Stars Walter Pidgeon, Anne Francis, and a very young Leslie Nielsen. Young Nielsen is, nevertheless, quite recognizable, and I kept waiting for him to say “don’t call me Shirley!”.
If you’re in the mood for a late-night “science fiction double feature” as recounted in the song of that name from Rocky Horror Picture Show, then Forbidden Planet should be one of them:
Science fiction double feature
Doctor X will build a creature
See androids fighting Brad and Janet
Anne Francis stars in Forbidden Planet
At the late night, double feature, picture show
I think you sell Forbidden Planet way short here. In my opinion, it’s one of the two best science fiction movies ever made, alternating with 2001. The special effects were impressive, and not just “for the period”. There ain’t no visible wires holding up the C-57D.
My only complaint in that regard is that some of it – the Krell Power plant and the Creature – look too cartoony. But I think the rest of it still stands up.
I acknowledge that it was very good for its day, but come on, it can hardly be compared to 2001 or Interstellar. The former had the genius of both Arthur C Clarke and Stanley Kubrick behind it, while the latter had Christopher Nolan directing and Kip Thorne as technical adviser, who later wrote a book about the science behind it – much of the science was, if improbable, definitely not impossible. That kind of sophistication in sci-fi simply did not exist in 1956. They did a great job with what they had to work with.

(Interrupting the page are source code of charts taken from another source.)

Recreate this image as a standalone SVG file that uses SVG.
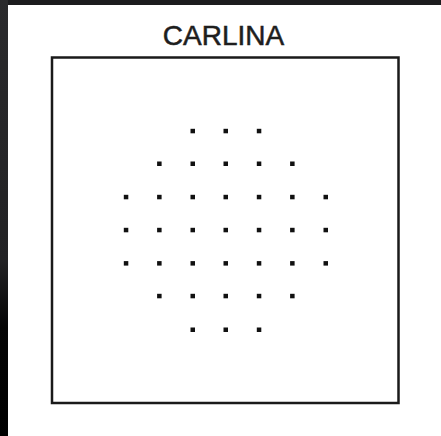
<svg xmlns="http://www.w3.org/2000/svg" width="441" height="436" viewBox="0 0 441 436">
<defs>
<linearGradient id="lg" x1="0" y1="0" x2="0" y2="1">
<stop offset="0" stop-color="#2a2a2c"/>
<stop offset="0.6" stop-color="#222224"/>
<stop offset="0.75" stop-color="#050505"/>
<stop offset="1" stop-color="#000"/>
</linearGradient>
<style>
.d{fill:#111}
.t{font-family:"Liberation Sans",Arial,sans-serif;font-size:28px;fill:#1e1e1e;stroke:#1e1e1e;stroke-width:0.5;text-anchor:middle}
</style>
</defs>
<rect x="0" y="0" width="441" height="436" fill="#fff"/>
<rect x="0" y="0" width="441" height="5" fill="#1c1c1e"/>
<rect x="0" y="0" width="8" height="436" fill="url(#lg)"/>
<g id="title"><text class="t" x="223.5" y="45">CARLINA</text></g>
<g id="frame"><rect x="52" y="57.5" width="346.5" height="345.5" fill="none" stroke="#1a1a1a" stroke-width="2.5"/></g>
<g id="dots">
<rect class="d" x="190.5" y="128.8" width="4.5" height="4.5"/><rect class="d" x="223.5" y="128.8" width="4.5" height="4.5"/><rect class="d" x="256.8" y="128.8" width="4.5" height="4.5"/>
<rect class="d" x="157.1" y="161.5" width="4.5" height="4.5"/><rect class="d" x="190.5" y="161.5" width="4.5" height="4.5"/><rect class="d" x="223.5" y="161.5" width="4.5" height="4.5"/><rect class="d" x="256.8" y="161.5" width="4.5" height="4.5"/><rect class="d" x="290.1" y="161.5" width="4.5" height="4.5"/>
<rect class="d" x="123.8" y="194.8" width="4.5" height="4.5"/><rect class="d" x="157.1" y="194.8" width="4.5" height="4.5"/><rect class="d" x="190.5" y="194.8" width="4.5" height="4.5"/><rect class="d" x="223.5" y="194.8" width="4.5" height="4.5"/><rect class="d" x="256.8" y="194.8" width="4.5" height="4.5"/><rect class="d" x="290.1" y="194.8" width="4.5" height="4.5"/><rect class="d" x="323.5" y="194.8" width="4.5" height="4.5"/>
<rect class="d" x="123.8" y="227.8" width="4.5" height="4.5"/><rect class="d" x="157.1" y="227.8" width="4.5" height="4.5"/><rect class="d" x="190.5" y="227.8" width="4.5" height="4.5"/><rect class="d" x="223.5" y="227.8" width="4.5" height="4.5"/><rect class="d" x="256.8" y="227.8" width="4.5" height="4.5"/><rect class="d" x="290.1" y="227.8" width="4.5" height="4.5"/><rect class="d" x="323.5" y="227.8" width="4.5" height="4.5"/>
<rect class="d" x="123.8" y="261.1" width="4.5" height="4.5"/><rect class="d" x="157.1" y="261.1" width="4.5" height="4.5"/><rect class="d" x="190.5" y="261.1" width="4.5" height="4.5"/><rect class="d" x="223.5" y="261.1" width="4.5" height="4.5"/><rect class="d" x="256.8" y="261.1" width="4.5" height="4.5"/><rect class="d" x="290.1" y="261.1" width="4.5" height="4.5"/><rect class="d" x="323.5" y="261.1" width="4.5" height="4.5"/>
<rect class="d" x="157.1" y="293.8" width="4.5" height="4.5"/><rect class="d" x="190.5" y="293.8" width="4.5" height="4.5"/><rect class="d" x="223.5" y="293.8" width="4.5" height="4.5"/><rect class="d" x="256.8" y="293.8" width="4.5" height="4.5"/><rect class="d" x="290.1" y="293.8" width="4.5" height="4.5"/>
<rect class="d" x="190.5" y="327.5" width="4.5" height="4.5"/><rect class="d" x="223.5" y="327.5" width="4.5" height="4.5"/><rect class="d" x="256.8" y="327.5" width="4.5" height="4.5"/>
</g>
</svg>
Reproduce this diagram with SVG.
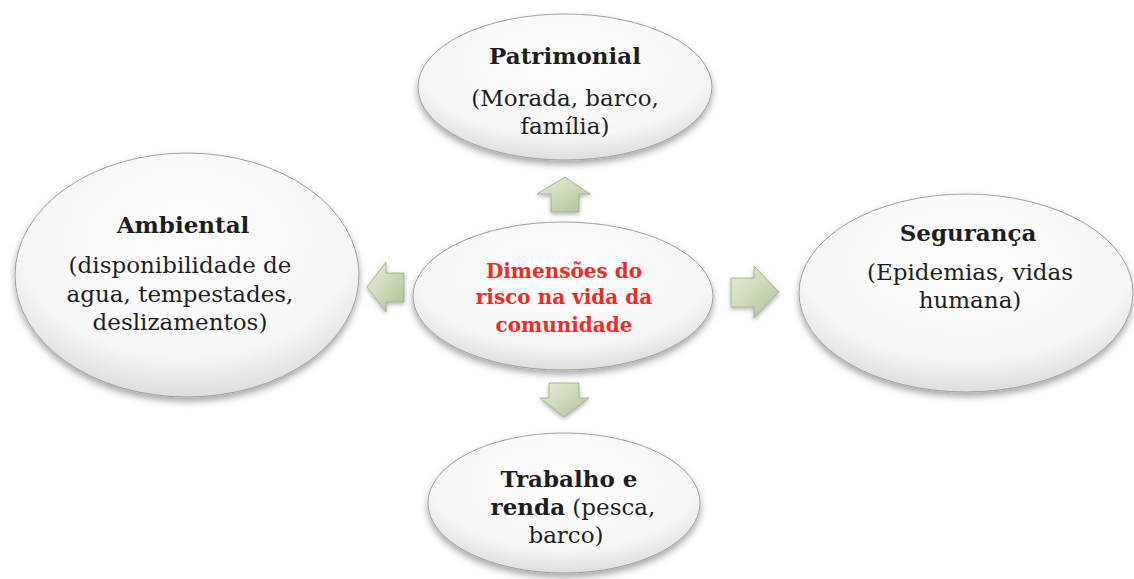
<svg xmlns="http://www.w3.org/2000/svg" width="1134" height="579" viewBox="0 0 1134 579">
<defs>
<radialGradient id="eg" cx="0.5" cy="0.35" r="0.7">
<stop offset="0" stop-color="#ffffff"/>
<stop offset="0.7" stop-color="#f6f6f6"/>
<stop offset="1" stop-color="#d6d6d6"/>
</radialGradient>
<linearGradient id="ag" x1="0" y1="0" x2="1" y2="1">
<stop offset="0" stop-color="#e6eddb"/>
<stop offset="0.5" stop-color="#cdd9b8"/>
<stop offset="1" stop-color="#aebf92"/>
</linearGradient>
<filter id="sh" x="-10%" y="-10%" width="120%" height="125%">
<feDropShadow dx="0" dy="4" stdDeviation="3.5" flood-color="#000" flood-opacity="0.35"/>
</filter>
<filter id="ash" x="-30%" y="-30%" width="160%" height="160%">
<feDropShadow dx="0" dy="2" stdDeviation="2" flood-color="#000" flood-opacity="0.3"/>
</filter>
</defs>
<style>
.node ellipse{fill:url(#eg);stroke:#a0a0a0;stroke-width:1;filter:url(#sh)}
.t{font-family:"DejaVu Serif","Liberation Serif",serif;font-size:23px;fill:#1e1e1e;text-anchor:middle}
.b{font-weight:bold}
.c{font-family:"DejaVu Serif","Liberation Serif",serif;font-size:20px;font-weight:bold;fill:#f42a22;text-anchor:middle}
.arr{fill:url(#ag);stroke:#9aab7e;stroke-width:0.8;filter:url(#ash)}
</style>
<rect width="1134" height="579" fill="#ffffff"/>
<g id="connectors">
<polygon class="arr" points="565,177 590,194 579,194 579,212 551,212 551,194 537,194"/>
<polygon class="arr" points="549,383 579,383 579,398 589,398 564,417 540,398 549,398"/>
<polygon class="arr" points="367,287 386,262 386,273 404,273 404,302 386,302 386,312"/>
<polygon class="arr" points="731,278 754,278 754,266 779,292 754,318 754,307 731,307"/>
</g>
<g id="node-patrimonial" class="node">
<ellipse cx="565" cy="87" rx="147" ry="73"/>
<text class="t b" x="565" y="64">Patrimonial</text>
<text class="t" x="565" y="106">(Morada, barco,</text>
<text class="t" x="565" y="134">família)</text>
</g>
<g id="node-center" class="node">
<ellipse cx="563" cy="296" rx="150" ry="74"/>
<text class="c" x="564" y="278">Dimensões do</text>
<text class="c" x="564" y="304">risco na vida da</text>
<text class="c" x="564" y="332">comunidade</text>
</g>
<g id="node-ambiental" class="node">
<ellipse cx="187" cy="275" rx="172" ry="122"/>
<text class="t b" x="183" y="233">Ambiental</text>
<text class="t" x="180" y="273">(disponibilidade de</text>
<text class="t" x="180" y="302">agua, tempestades,</text>
<text class="t" x="180" y="330">deslizamentos)</text>
</g>
<g id="node-seguranca" class="node">
<ellipse cx="966" cy="293" rx="167" ry="99"/>
<text class="t b" x="968" y="241">Segurança</text>
<text class="t" x="970" y="280">(Epidemias, vidas</text>
<text class="t" x="970" y="308">humana)</text>
</g>
<g id="node-trabalho" class="node">
<ellipse cx="564" cy="503" rx="136" ry="70"/>
<text class="t b" x="569" y="487">Trabalho e</text>
<text class="t" x="573" y="515"><tspan class="b">renda</tspan> (pesca,</text>
<text class="t" x="566" y="543">barco)</text>
</g>
</svg>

My wife and I are watching a lot of old movies. She had never seen The Life and Times of Judge Roy Bean and I hadn’t seen it since I was a kid, so we watched that this weekend.
I had never realized what a bonkers movie it is, Stacy Keach is an albino gunfighter, there’s a bear, characters talking directly into the camera (including one who tells us that he later dies of dysentery) and a weird time jump to the gangster era complete with Tommy Guns. It was a lot of fun, but man was it weirder than I remember.